Whose ‘arnona’ is it, anyway?

Some residents have a right to varying tax breaks based on factors like socioeconomic status or age.

Independence Park in Jerusalem. (photo credit: Wikimedia Commons)
Independence Park in Jerusalem.
(photo credit: Wikimedia Commons)
 It is no secret that governing bodies collect taxes, often before giving the taxpayers a detailed report of what will be done with the money. That’s life.
That said, those bodies also have some limits on their tax-collecting. For example, the Jerusalem Municipality does not collect arnona (municipal tax) from churches, mosques or synagogues. Some residents have a right to varying tax breaks based on factors like socioeconomic status or age (seniors pay less). People whom the National Insurance Institute recognizes as disabled benefit from discounts of up to 80 percent on arnona.

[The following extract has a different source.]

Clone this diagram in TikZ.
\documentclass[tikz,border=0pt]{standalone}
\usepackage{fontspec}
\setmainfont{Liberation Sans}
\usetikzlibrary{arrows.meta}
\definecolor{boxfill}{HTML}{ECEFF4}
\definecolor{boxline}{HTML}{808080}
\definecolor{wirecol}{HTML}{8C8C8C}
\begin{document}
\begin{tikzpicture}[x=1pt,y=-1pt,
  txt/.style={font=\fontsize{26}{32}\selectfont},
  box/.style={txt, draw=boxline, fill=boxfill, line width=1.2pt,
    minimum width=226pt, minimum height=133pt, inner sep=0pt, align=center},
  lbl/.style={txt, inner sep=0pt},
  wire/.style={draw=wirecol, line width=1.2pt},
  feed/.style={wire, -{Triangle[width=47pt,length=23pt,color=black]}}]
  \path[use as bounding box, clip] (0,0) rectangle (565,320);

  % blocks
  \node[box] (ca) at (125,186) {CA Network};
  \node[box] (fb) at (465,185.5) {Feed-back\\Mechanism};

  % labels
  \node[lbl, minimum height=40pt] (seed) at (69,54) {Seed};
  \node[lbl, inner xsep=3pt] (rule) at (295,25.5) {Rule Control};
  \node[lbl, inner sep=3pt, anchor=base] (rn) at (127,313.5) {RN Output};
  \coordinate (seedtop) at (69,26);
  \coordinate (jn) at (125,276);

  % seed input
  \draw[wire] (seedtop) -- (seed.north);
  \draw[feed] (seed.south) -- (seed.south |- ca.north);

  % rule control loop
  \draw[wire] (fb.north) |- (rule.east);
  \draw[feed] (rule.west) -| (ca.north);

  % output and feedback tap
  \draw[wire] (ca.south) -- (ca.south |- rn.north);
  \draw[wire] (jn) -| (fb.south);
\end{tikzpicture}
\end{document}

Until 2006, this was the situation for disabled residents living in their own homes or in nonprofit-operated hostels. In fact, the hostels – run by groups such as Shekel, Alei Siach and others – were completely exempt from arnona. In 2006, however, the city council voted for a significant change, ruling that from then on, the organizations would have to pay full municipal tax.
The official reason for the change was that the Interior Ministry, which is responsible for collecting the tax, set new criteria for arnona-exempt institutions. Under the new rules, only day centers qualify for exemption; since the hostels provide apartments in which the disabled can live, they have been ruled out of that category.

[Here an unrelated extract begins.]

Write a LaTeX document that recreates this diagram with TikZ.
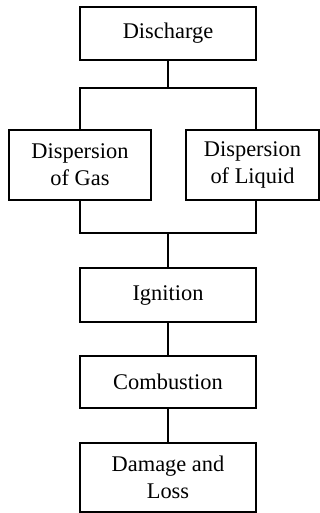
\documentclass[tikz,border=0pt]{standalone}
\usepackage{fontspec}
\setmainfont{Liberation Serif}
\usetikzlibrary{positioning}

\begin{document}
\begin{tikzpicture}[x=1pt, y=1pt, line width=0.95pt,
  blk/.style={draw, rectangle, align=center, inner sep=2pt,
    font=\fontsize{11.2}{13.5}\selectfont}]
\useasboundingbox (0,0) rectangle (160,-256.5);
\node[blk, minimum width=88pt, minimum height=26.5pt] (dis) at (84,-16.75) {Discharge};
\node[blk, minimum width=71pt, minimum height=35pt] (gas) at (40,-82.5) {Dispersion\\of Gas};
\node[blk, minimum width=66.5pt, minimum height=35pt] (liq) at (126.25,-82.5) {Dispersion\\of Liquid};
\node[blk, minimum width=88pt, minimum height=27pt] (ign) at (84,-147.5) {Ignition};
\node[blk, minimum width=88pt, minimum height=26pt] (com) at (84,-191) {Combustion};
\node[blk, minimum width=88pt, minimum height=34.5pt] (dam) at (84,-238.75) {Damage and\\Loss};
% branch points
\coordinate (upl) at (40,-44);
\coordinate (upr) at (128,-44);
\coordinate (lowl) at (40,-116.5);
\coordinate (lowr) at (128,-116.5);
\draw (dis) -- (dis |- upl);
\draw (upl |- gas.north) -- (upl) -- (upr) -- (upr |- liq.north);
\draw (lowl |- gas.south) -- (lowl) -- (lowr) -- (lowr |- liq.south);
\draw (ign |- lowl) -- (ign);
\draw (ign) -- (com);
\draw (com) -- (dam);
\end{tikzpicture}
\end{document}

Most of the affected organizations tried to roll back the situation. Not only were they unsuccessful, however, they began to accumulate huge debts to the municipality, since they could not pay these taxes with only the meager funds they received from the Welfare and Social Services Ministry and National Insurance Institute.
At some point, most of the organizations decided to pass the tax burden on to the hostels’ disabled residents.
The problem was that these individuals, who would have benefited from an arnona discount of up to 80% if they were living in their own private apartments, were not eligible for that discount while living at the hostels.
None of the residents, who earn a monthly maximum of NIS 800 in special employment frameworks adapted to their abilities, could afford to pay the full tax. So it went back to the nonprofits, which could not afford it either – though according to the municipality’s accounts, the residents were billed.
Over the past few years, there have been many attempts to find a solution, all of them unsuccessful.
Now, the nonprofits’ debts have reached such a level that the municipality has seized the private bank accounts of the disabled residents, in whose names the hostel apartments are registered.
After many requests from the hostel directors, the municipality has agreed to freeze the seizures for one month while the parties try to find a solution. But for the organizations, whose debts to the municipality amount to millions of shekels, that is evidently not enough. Now they are planning a public protest, which may include bringing the disabled residents to Safra Square to present their impossible situation.
The municipality has declared that the difficulty involved requires further investigation so that the parties can agree on a fair solution. The first step: to ask the Interior Ministry to change the rules that prevent disabled residents from getting tax discounts if they choose – or need – to move to a hostel.
This is all fine, but “Corridors” wonders why these people, whose lives are not exactly easy to begin with, had to suffer to this degree before the municipality began seeking a better solution.